The goal of the program is to “develop citizenship, leadership, responsibility and life skills of youth through experiential learning programs and a positive youth development approach,” according to Sunnie Sellers, FWCD parent and one of the chapter co-managers.
FWCD students in kindergarten through 12th grade can participate in 4-H, and one parent volunteer mentors the students on each project.
The programs aims to involve students in projects that expose them to something new that they could be interested in learning more about.
One of the advantages to 4-H is students can focus on one area they enjoy, or they can try a variety of the offered projects. So far, projects have covered a wide variety of subjects: leadership and public speaking, dog training, riflery and fishing.
Working off the motto “to make the best better,” Sellers said the students “learn by doing,” which is also the program’s slogan.
Students are exposed to subject areas such as science, health, agriculture and citizenship.
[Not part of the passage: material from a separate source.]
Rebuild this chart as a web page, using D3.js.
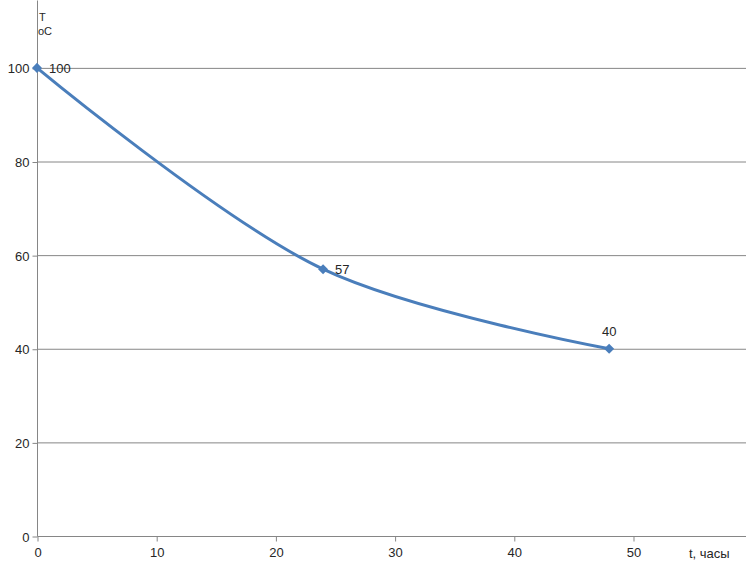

These projects are “in a positive environment where they receive guidance from adult mentors, and [students] are encouraged to take on proactive leadership roles,” Sellers said.
The program meets once a month. But each project mentor can ask the students to meet more than the allotted time, if he or she thinks it would be beneficial.
Sellers said she hopes the program continues to grow because she and her co-manager have many goals for the program.
“We would love to see more students getting involved and competing at the County Show. We have a small garden on campus that we would love to expand to a much larger scale,” Sellers said.